Source - Alliance News

Shares in McColl’s Retail Group PLC more than halved in value early Monday after the indebted convenience store chain warned that its equity may be worthless.

McColl’s Retail shares were 53% lower at 2.08 pence each in London on Monday morning.

McColl’s is discussing a financing solution with commercial partner and lenders to resolve its short-term funding issues.

‘It should be noted that even if such a successful outcome is achieved it is increasingly likely to result in little or no value being attributed to the group’s ordinary shares,’ the company said.

For the current financial year ending in November, earnings before interest, tax, depreciation and amortisation will be no higher than the Ebitda of £20 million it posted in financial 2021, McColl’s said.

Meanwhile, the Brentwood, Essex-based firm explained it experienced softer trading than expected through the Easter period. It is seeking to mitigate product availability issues caused by supply chain disruption. Inflation pressures also hurt the company, it said.

Despite this, the company’s Morrisons Daily stores continued to perform strongly, delivering like-for-like sales growth of 20% compared to non-converted stores.

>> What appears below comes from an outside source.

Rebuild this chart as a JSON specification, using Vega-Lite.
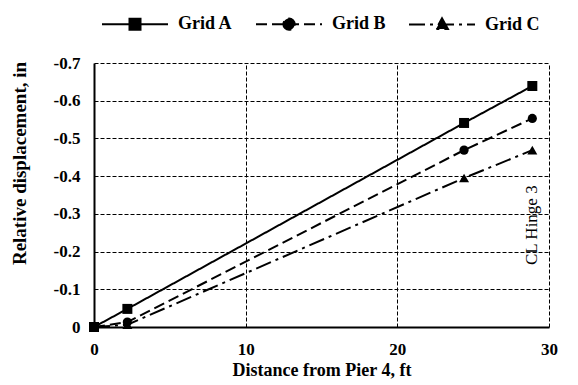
{
  "$schema": "https://vega.github.io/schema/vega-lite/v6.json",
  "width": 455,
  "height": 264,
  "autosize": "none",
  "padding": {"left": 94, "top": 63, "right": 29, "bottom": 58},
  "background": "white",
  "config": {"view": {"stroke": null}, "font": "Liberation Serif"},
  "data": {
    "values": [
      {"series": "Grid A", "x": 0, "y": 0},
      {"series": "Grid A", "x": 2.2, "y": -0.048},
      {"series": "Grid A", "x": 24.4, "y": -0.541},
      {"series": "Grid A", "x": 28.9, "y": -0.639},
      {"series": "Grid B", "x": 0, "y": 0},
      {"series": "Grid B", "x": 2.2, "y": -0.013},
      {"series": "Grid B", "x": 24.4, "y": -0.469},
      {"series": "Grid B", "x": 28.9, "y": -0.553},
      {"series": "Grid C", "x": 0, "y": 0},
      {"series": "Grid C", "x": 2.2, "y": -0.006},
      {"series": "Grid C", "x": 24.4, "y": -0.395},
      {"series": "Grid C", "x": 28.9, "y": -0.469}
    ]
  },
  "encoding": {
    "x": {
      "field": "x", "type": "quantitative",
      "scale": {"domain": [0, 30], "nice": false},
      "axis": {
        "title": "Distance from Pier 4, ft", "values": [0, 10, 20, 30], "labelFlush": false,
        "titleFont": "Liberation Serif", "titleFontSize": 18, "titleFontWeight": "bold", "titleColor": "black", "titlePadding": 4,
        "labelFont": "Liberation Serif", "labelFontSize": 17, "labelFontWeight": "bold", "labelColor": "black", "labelPadding": 14,
        "ticks": false, "domainColor": "black", "domainWidth": 2,
        "grid": true, "gridColor": "black", "gridDash": [4, 2], "gridWidth": 1, "gridOpacity": 1
      }
    },
    "y": {
      "field": "y", "type": "quantitative",
      "scale": {"domain": [-0.7, 0], "reverse": true, "nice": false},
      "axis": {
        "title": "Relative displacement, in", "values": [-0.7, -0.6, -0.5, -0.4, -0.3, -0.2, -0.1, 0],
        "labelExpr": "datum.value == 0 ? '0' : '-' + format(-datum.value, '.1f')",
        "titleFont": "Liberation Serif", "titleFontSize": 19, "titleFontWeight": "bold", "titleColor": "black", "titlePadding": 24, "titleY": 100,
        "labelFont": "Liberation Serif", "labelFontSize": 17, "labelFontWeight": "bold", "labelColor": "black", "labelPadding": 14,
        "ticks": false, "domainColor": "black", "domainWidth": 2,
        "grid": true, "gridColor": "black", "gridDash": [4, 2], "gridWidth": 1, "gridOpacity": 1
      }
    }
  },
  "layer": [
    {
      "mark": {"type": "line", "color": "black", "strokeWidth": 2},
      "encoding": {
        "strokeDash": {
          "field": "series", "type": "nominal",
          "scale": {"domain": ["Grid A", "Grid B", "Grid C"], "range": [[1, 0], [11, 5], [16, 5, 3, 5]]},
          "legend": {
            "title": null, "orient": "none", "direction": "horizontal", "legendX": 7, "legendY": -73,
            "symbolSize": 4356, "symbolStrokeWidth": 2, "symbolStrokeColor": "black",
            "labelFont": "Liberation Serif", "labelFontSize": 18, "labelFontWeight": "bold", "labelColor": "black",
            "labelOffset": 9, "columnPadding": 19,
            "encode": {
              "symbols": {
                "update": {
                  "shape": {"signal": "datum.value === 'Grid A' ? 'M-1,0H1M-0.167,-0.167H0.167V0.167H-0.167Z' : datum.value === 'Grid B' ? 'M-1,0H1M-0.17,0A0.17,0.17 0 1,0 0.17,0A0.17,0.17 0 1,0 -0.17,0Z' : 'M-1,0H1M0,-0.19L0.18,0.14H-0.18Z'"},
                  "fill": {"value": "black"},
                  "stroke": {"value": "black"},
                  "strokeWidth": {"value": 2}
                }
              }
            }
          }
        }
      }
    },
    {
      "transform": [{"filter": "datum.series === 'Grid A'"}],
      "mark": {"type": "point", "shape": "square", "filled": true, "color": "black", "opacity": 1, "size": 100}
    },
    {
      "transform": [{"filter": "datum.series === 'Grid B'"}],
      "mark": {"type": "point", "shape": "circle", "filled": true, "color": "black", "opacity": 1, "size": 85}
    },
    {
      "transform": [{"filter": "datum.series === 'Grid C'"}],
      "mark": {"type": "point", "shape": "triangle-up", "filled": true, "color": "black", "opacity": 1, "size": 100}
    },
    {
      "data": {"values": [{"x": 28.9, "y": -0.27, "label": "CL Hinge 3"}]},
      "mark": {"type": "text", "angle": 270, "font": "Liberation Serif", "fontSize": 17, "align": "center", "baseline": "middle", "color": "black"},
      "encoding": {"text": {"field": "label"}}
    }
  ]
}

Due to the ongoing financing discussions, McColl’s expects to delay the release of its full year results beyond the end of May, the deadline under London listing rules. That would result in trading in its shares being suspended. Originally, McColl’s planned to publish its results in late March.

The company is undergoing changes. In February, it issued a profit warning. The following month, Jonathan Miller resigned as chief executive officer. He was replaced by Chief Operating Officer Karen Bird on an interim CEO basis.